Not sure but I guess that for this it would be easier if the rooot partition would also be on a logical volume. Clear to me, that this could only be established when VPS is started with a rescue system, with all partitions / logical volumes are available, but not mounted. Question: If I move the root parition into a logical volume via the rescue system, what do I have to change to inform GRUB about these changes for the next boot?
When I switched to using an encrypted LVM (several years ago), I did that with a clean install. I first backed up “/home” and after the switch, I restored “/home” (now part of the encrypted LVM).
I have no experience with a VPS.
As for booting: There needs to be something unencrypted to get the booting started. If this is a UEFI system, then the EFI system partition is sufficient for that. If this is using legacy MBR booting, then you will need to be booting from the MBR rather than from the boot sector of a partition – unless you retain an unencrypted “/boot” partition.

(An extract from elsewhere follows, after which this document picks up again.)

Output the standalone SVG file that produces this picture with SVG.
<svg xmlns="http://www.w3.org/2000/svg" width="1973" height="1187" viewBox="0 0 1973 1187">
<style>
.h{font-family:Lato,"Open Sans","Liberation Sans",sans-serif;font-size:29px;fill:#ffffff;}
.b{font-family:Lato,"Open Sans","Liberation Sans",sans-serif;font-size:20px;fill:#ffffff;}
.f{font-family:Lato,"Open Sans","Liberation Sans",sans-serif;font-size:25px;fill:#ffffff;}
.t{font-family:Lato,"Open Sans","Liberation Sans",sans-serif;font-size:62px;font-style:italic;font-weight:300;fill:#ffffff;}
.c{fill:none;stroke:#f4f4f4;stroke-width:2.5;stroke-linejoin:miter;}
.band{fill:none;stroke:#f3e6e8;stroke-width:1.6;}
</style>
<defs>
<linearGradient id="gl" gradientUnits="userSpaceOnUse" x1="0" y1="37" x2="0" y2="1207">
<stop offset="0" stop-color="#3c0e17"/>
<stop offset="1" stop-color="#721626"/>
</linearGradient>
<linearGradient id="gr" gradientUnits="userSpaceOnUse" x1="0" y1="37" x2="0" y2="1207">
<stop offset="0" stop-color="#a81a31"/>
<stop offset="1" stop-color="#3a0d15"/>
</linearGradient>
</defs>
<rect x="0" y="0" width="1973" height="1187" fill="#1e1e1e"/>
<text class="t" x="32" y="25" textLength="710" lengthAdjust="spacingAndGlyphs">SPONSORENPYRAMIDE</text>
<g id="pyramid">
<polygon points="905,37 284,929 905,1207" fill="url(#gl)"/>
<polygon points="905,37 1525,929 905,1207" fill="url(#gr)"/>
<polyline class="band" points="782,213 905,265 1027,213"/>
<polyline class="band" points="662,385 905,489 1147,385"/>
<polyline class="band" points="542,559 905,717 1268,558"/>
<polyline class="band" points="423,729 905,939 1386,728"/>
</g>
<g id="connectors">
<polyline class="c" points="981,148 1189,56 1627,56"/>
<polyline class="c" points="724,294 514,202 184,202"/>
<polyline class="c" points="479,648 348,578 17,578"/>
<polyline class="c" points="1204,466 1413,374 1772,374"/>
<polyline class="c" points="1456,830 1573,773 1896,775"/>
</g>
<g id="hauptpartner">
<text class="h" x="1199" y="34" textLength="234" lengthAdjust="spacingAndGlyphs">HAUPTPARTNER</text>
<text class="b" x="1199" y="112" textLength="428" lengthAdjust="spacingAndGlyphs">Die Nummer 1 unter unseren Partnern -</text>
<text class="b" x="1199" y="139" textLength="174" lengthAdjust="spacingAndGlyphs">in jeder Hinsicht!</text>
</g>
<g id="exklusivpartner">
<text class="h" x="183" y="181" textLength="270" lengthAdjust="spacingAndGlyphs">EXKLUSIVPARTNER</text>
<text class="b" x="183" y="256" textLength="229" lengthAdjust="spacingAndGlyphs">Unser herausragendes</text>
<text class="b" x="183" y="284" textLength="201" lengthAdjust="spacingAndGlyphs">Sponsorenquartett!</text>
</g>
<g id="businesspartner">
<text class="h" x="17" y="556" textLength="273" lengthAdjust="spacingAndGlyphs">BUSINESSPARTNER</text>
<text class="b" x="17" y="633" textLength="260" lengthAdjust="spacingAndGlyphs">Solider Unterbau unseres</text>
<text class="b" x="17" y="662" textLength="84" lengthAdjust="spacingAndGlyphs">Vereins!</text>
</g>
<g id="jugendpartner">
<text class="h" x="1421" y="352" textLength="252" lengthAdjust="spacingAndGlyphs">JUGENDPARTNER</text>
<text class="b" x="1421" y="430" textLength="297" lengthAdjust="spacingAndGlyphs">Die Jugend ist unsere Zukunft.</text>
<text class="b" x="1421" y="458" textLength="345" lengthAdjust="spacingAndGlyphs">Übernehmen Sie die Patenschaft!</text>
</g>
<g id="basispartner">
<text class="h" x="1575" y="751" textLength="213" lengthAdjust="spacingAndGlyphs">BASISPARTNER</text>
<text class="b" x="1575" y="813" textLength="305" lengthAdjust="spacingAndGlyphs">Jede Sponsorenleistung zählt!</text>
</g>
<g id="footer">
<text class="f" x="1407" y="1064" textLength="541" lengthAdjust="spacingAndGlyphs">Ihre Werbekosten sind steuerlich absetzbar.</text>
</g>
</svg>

No matter how you do it, you probably need to reinstall grub. That is to say, you would need to run “grub2-install” (with appropriate parameters) to setup booting for the encrypted LVM environment.
If you use a separate unencrypted “/boot”, then you will need to provide the encryption key after the kernel is loaded. If you do not use a separate unencrypted “/boot”, then you will also need to provide the encryption key to “grub” before it can access the boot menu. There are ways of avoiding the need to provide the encryption key twice (in case where of no separate unencrypted “/boot”), but best to set that up after they system is up and working.

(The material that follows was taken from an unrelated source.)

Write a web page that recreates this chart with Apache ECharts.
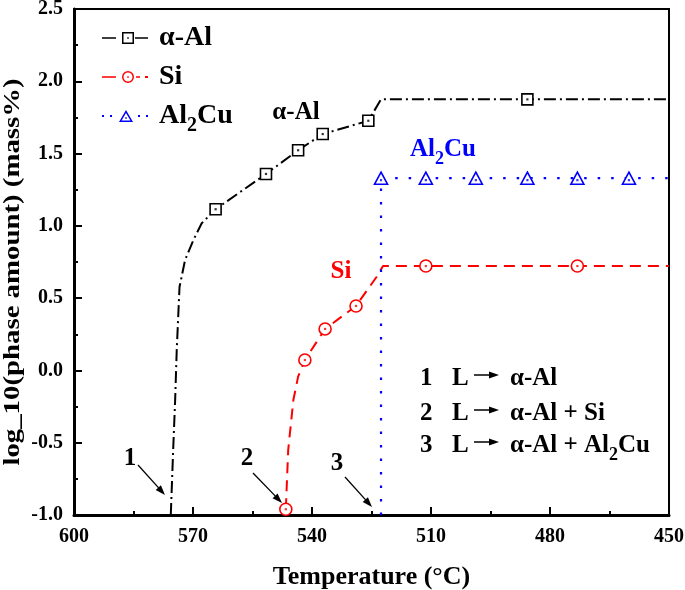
<!DOCTYPE html>
<html><head><meta charset="utf-8">
<script src="https://cdn.jsdelivr.net/npm/echarts@6/dist/echarts.min.js"></script>
<style>html,body{margin:0;padding:0;background:#fff}#c{width:685px;height:590px}</style>
</head><body><div id="c"></div>
<script>
// ---- data ----
const seriesNames = ['α-Al', 'Si', 'Al2Cu'];
const alAlTemp   = [575.6, 575.0, 574.5, 574.1, 573.4, 572.0, 569.9, 567.8, 564.3, 551.6, 543.5, 537.3, 525.8, 522.6, 485.7, 450];
const alAlValue  = [-1.0, -0.55, -0.205, 0.141, 0.577, 0.764, 0.902, 1.018, 1.115, 1.359, 1.523, 1.635, 1.727, 1.875, 1.875, 1.875];
const alAlMarker = [0, 0, 0, 0, 0, 0, 0, 0, 1, 1, 1, 1, 1, 0, 1, 0];
const siTemp     = [546.6, 546.0, 544.7, 543.5, 541.8, 536.7, 528.9, 523.7, 522.1, 511.3, 473.1, 450];
const siValue    = [-0.96, -0.55, -0.205, -0.043, 0.072, 0.287, 0.446, 0.648, 0.722, 0.722, 0.722, 0.722];
const siMarker   = [1, 0, 0, 0, 1, 1, 1, 0, 0, 1, 1, 0];
const al2cuTemp   = [522.6, 522.6, 511.3, 498.7, 485.7, 473.1, 460.1, 450];
const al2cuValue  = [-1.0, 1.33, 1.33, 1.33, 1.33, 1.33, 1.33, 1.33];
const al2cuMarker = [0, 1, 1, 1, 1, 1, 1, 0];
const xTickValues = [600, 570, 540, 510, 480, 450];
const yTickValues = [-1.0, -0.5, 0.0, 0.5, 1.0, 1.5, 2.0, 2.5];
const xTitle = 'Temperature (°C)';
const yTitle = 'log_10(phase amount) (mass%)';
const reactions = ['L', 'L', 'L'];
const reactionProducts = ['α-Al', 'α-Al + Si', 'α-Al + Al2Cu'];

// ---- styling ----
const F = 'Liberation Serif';
const BLACK = '#000', RED = '#ff0000', BLUE = '#0000ff';

function richFor(color, S) {
  const s = Math.round(S * 0.7);
  const L = Math.round(2 * (7 + 0.17 * s + 0.33 * S));
  return {
    a: { fontFamily: F, fontWeight: 'bold', fontSize: S, lineHeight: L, color: color, fill: color },
    sub: { fontFamily: F, fontWeight: 'bold', fontSize: s, lineHeight: s, verticalAlign: 'bottom', color: color, fill: color }
  };
}
function toRich(str) {
  return str.split('Al2Cu').map(p => p ? '{a|' + p + '}' : '').join('{a|Al}{sub|2}{a|Cu}');
}

function build(temps, vals, marks, sym) {
  return temps.map((t, i) => ({ value: [t, vals[i]], symbol: marks[i] ? sym : 'none' }));
}
function dots(temps, vals, marks) {
  const out = [];
  temps.forEach((t, i) => { if (marks[i]) out.push([t, vals[i]]); });
  return out;
}

const iconAlAl = 'path://M0,5.25H14V6.75H0Z M20,0H32V12H20Z M21.5,1.5V10.5H30.5V1.5Z M25.25,5.25H26.75V6.75H25.25Z M33,5.25H46V6.75H33Z';
const iconSi = 'path://M0,5.25H14V6.75H0Z M26,0A6,6 0 1,1 26,12A6,6 0 1,1 26,0Z M26,1.5A4.5,4.5 0 1,0 26,10.5A4.5,4.5 0 1,0 26,1.5Z M25.25,5.25H26.75V6.75H25.25Z M34,5.25H38V6.75H34Z M43,5H46V7H43Z';
const iconAl2Cu = 'path://M0,5H2V7H0Z M8,5H10V7H8Z M24,0L31,12L17,12Z M24,3L19.6,10.5L28.4,10.5Z M23.25,7.25H24.75V8.75H23.25Z M36,5H38V7H36Z M44,5H46V7H44Z';

function arrow(x1, y1, x2, y2, head, hw, lw) {
  const ang = Math.atan2(y2 - y1, x2 - x1);
  const bx = x2 - head * Math.cos(ang), by = y2 - head * Math.sin(ang);
  const px = -Math.sin(ang) * hw, py = Math.cos(ang) * hw;
  return [
    { type: 'line', silent: true, shape: { x1: x1, y1: y1, x2: bx + 0.5 * Math.cos(ang), y2: by + 0.5 * Math.sin(ang) }, style: { stroke: BLACK, lineWidth: lw } },
    { type: 'polygon', silent: true, shape: { points: [[x2, y2], [bx + px, by + py], [bx - px, by - py]] }, style: { fill: BLACK } }
  ];
}
function txt(x, y, text, color, size, align) {
  return { type: 'text', x: x, y: y, silent: true,
    style: { text: toRich(text), rich: richFor(color, size), fill: color, align: align || 'center', verticalAlign: 'middle', textAlign: align || 'center', textVerticalAlign: 'middle' } };
}

const graphics = [];
// y-axis title (slightly stretched along its length, as in the reference)
graphics.push({ type: 'text', x: 13, y: 272, rotation: Math.PI / 2, scaleX: 1.2, silent: true,
  style: { text: yTitle, fill: BLACK, fontFamily: F, fontWeight: 'bold', fontSize: 24, align: 'center', verticalAlign: 'middle', textAlign: 'center', textVerticalAlign: 'middle' } });
graphics.push(txt(296, 113, 'α-Al', BLACK, 25));
graphics.push(txt(443, 150, 'Al2Cu', BLUE, 25));
graphics.push(txt(341, 272, 'Si', RED, 25));
// numbered arrows
graphics.push(txt(130, 459, '1', BLACK, 25));
graphics.push(txt(247, 459, '2', BLACK, 25));
graphics.push(txt(337, 464, '3', BLACK, 25));
graphics.push(...arrow(138, 465, 165, 495, 10, 3.5, 1.3));
graphics.push(...arrow(253, 473, 282, 503, 10, 3.5, 1.3));
graphics.push(...arrow(345, 477, 372, 507, 10, 3.5, 1.3));
// reaction list
const rowY = [379, 414, 446];
reactionProducts.forEach((p, i) => {
  const y = rowY[i];
  graphics.push(txt(420, y, String(i + 1), BLACK, 25, 'left'));
  graphics.push(txt(452, y, reactions[i], BLACK, 25, 'left'));
  graphics.push(...arrow(474, y - 4, 499, y - 4, 10, 3.5, 1.5));
  graphics.push(txt(510, y, p, BLACK, 25, 'left'));
});

const axisText = { color: BLACK, fontFamily: F, fontWeight: 'bold', fontSize: 20 };
const legendRich = richFor(BLACK, 28);

const option = {
  animation: false,
  backgroundColor: '#fff',
  grid: { left: 74, right: 16, top: 9, bottom: 75, containLabel: false, outerBoundsMode: 'none',
          show: true, borderColor: BLACK, borderWidth: 2, backgroundColor: 'transparent' },
  xAxis: {
    type: 'value', inverse: true, min: 450, max: 600, interval: 30,
    axisLine: { show: true, onZero: false, lineStyle: { color: BLACK, width: 3 } },
    axisTick: { show: true, inside: true, length: 8, lineStyle: { color: BLACK, width: 2 } },
    minorTick: { show: true, splitNumber: 2, length: 4, lineStyle: { color: BLACK, width: 2 } },
    splitLine: { show: false }, minorSplitLine: { show: false },
    axisLabel: Object.assign({ margin: 12, formatter: v => xTickValues.includes(v) ? String(v) : '' }, axisText),
    name: xTitle, nameLocation: 'middle', nameGap: 49,
    nameTextStyle: { color: BLACK, fontFamily: F, fontWeight: 'bold', fontSize: 26 }
  },
  yAxis: {
    type: 'value', min: -1.0, max: 2.5, interval: 0.5,
    axisLine: { show: true, onZero: false, lineStyle: { color: BLACK, width: 3 } },
    axisTick: { show: true, inside: true, length: 8, lineStyle: { color: BLACK, width: 2 } },
    minorTick: { show: true, splitNumber: 2, length: 4, lineStyle: { color: BLACK, width: 2 } },
    splitLine: { show: false }, minorSplitLine: { show: false },
    axisLabel: Object.assign({ margin: 11, formatter: v => yTickValues.includes(v) ? v.toFixed(1) : '' }, axisText)
  },
  legend: {
    orient: 'vertical', left: 97, top: 19, itemWidth: 46, itemHeight: 12, itemGap: 11,
    selectedMode: false,
    data: [
      { name: seriesNames[0], icon: iconAlAl, itemStyle: { color: BLACK, borderWidth: 0 } },
      { name: seriesNames[1], icon: iconSi, itemStyle: { color: RED, borderWidth: 0 } },
      { name: seriesNames[2], icon: iconAl2Cu, itemStyle: { color: BLUE, borderWidth: 0 } }
    ],
    formatter: n => toRich(n),
    textStyle: { color: BLACK, fontFamily: F, fontWeight: 'bold', fontSize: 28, padding: [0, 0, 0, 6], rich: legendRich }
  },
  graphic: graphics,
  series: [
    { name: seriesNames[0], type: 'line', data: build(alAlTemp, alAlValue, alAlMarker, 'rect'), symbolSize: 11,
      showAllSymbol: true, z: 3,
      lineStyle: { color: BLACK, width: 2, type: [12, 4, 2, 4] },
      itemStyle: { color: '#fff', borderColor: BLACK, borderWidth: 1.6 } },
    { name: seriesNames[1], type: 'line', data: build(siTemp, siValue, siMarker, 'circle'), symbolSize: 12,
      showAllSymbol: true, z: 3,
      lineStyle: { color: RED, width: 2, type: [11, 7] },
      itemStyle: { color: '#fff', borderColor: RED, borderWidth: 1.6 } },
    { name: seriesNames[2], type: 'line', data: build(al2cuTemp, al2cuValue, al2cuMarker, 'triangle'), symbolSize: [13, 12],
      showAllSymbol: true, z: 3,
      lineStyle: { color: BLUE, width: 2.2, type: [2.5, 11] },
      itemStyle: { color: '#fff', borderColor: BLUE, borderWidth: 1.6 } },
    { name: 'dotsAlAl', type: 'scatter', data: dots(alAlTemp, alAlValue, alAlMarker), symbol: 'rect', symbolSize: 2.2, silent: true, z: 5, itemStyle: { color: BLACK } },
    { name: 'dotsSi', type: 'scatter', data: dots(siTemp, siValue, siMarker), symbol: 'rect', symbolSize: 2.2, silent: true, z: 5, itemStyle: { color: RED } },
    { name: 'dotsAl2Cu', type: 'scatter', data: dots(al2cuTemp, al2cuValue, al2cuMarker), symbol: 'rect', symbolSize: 2.2, symbolOffset: [0, 2], silent: true, z: 5, itemStyle: { color: BLUE } }
  ]
};
const chart = echarts.init(document.getElementById('c'), null, { renderer: 'canvas' });
chart.setOption(option);
</script></body></html>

That’s not sufficient by itself. You need unencrypted first stage code - boot sector + core.img. Legacy MBR partition layout leaves at most 31KiB for core.img which is likely not enough to accommodate encryption support in grub2 core.img. It is less of an issue using modern tools which start first partition on 1MiB boundary but may be a problem when reusing existing disk. So you do need to be booting from the MBR and need to make sure you have large enough post-MBR gap to store core.img.
@arvidjaar and @nrickert: Thank you very much for answering!
My VPS is based on kvm/qemu, I’ve once taken an Clonezilla based full image and recovered it to a virtual machine @home. Worked fine with legacy boot. I guess I’ll go the same way, make my desired changes to the “recovered” image at home and, once ready and booting fine, restore this changed (encrypted) image via the Clonezilla rescue system back to my hosting company.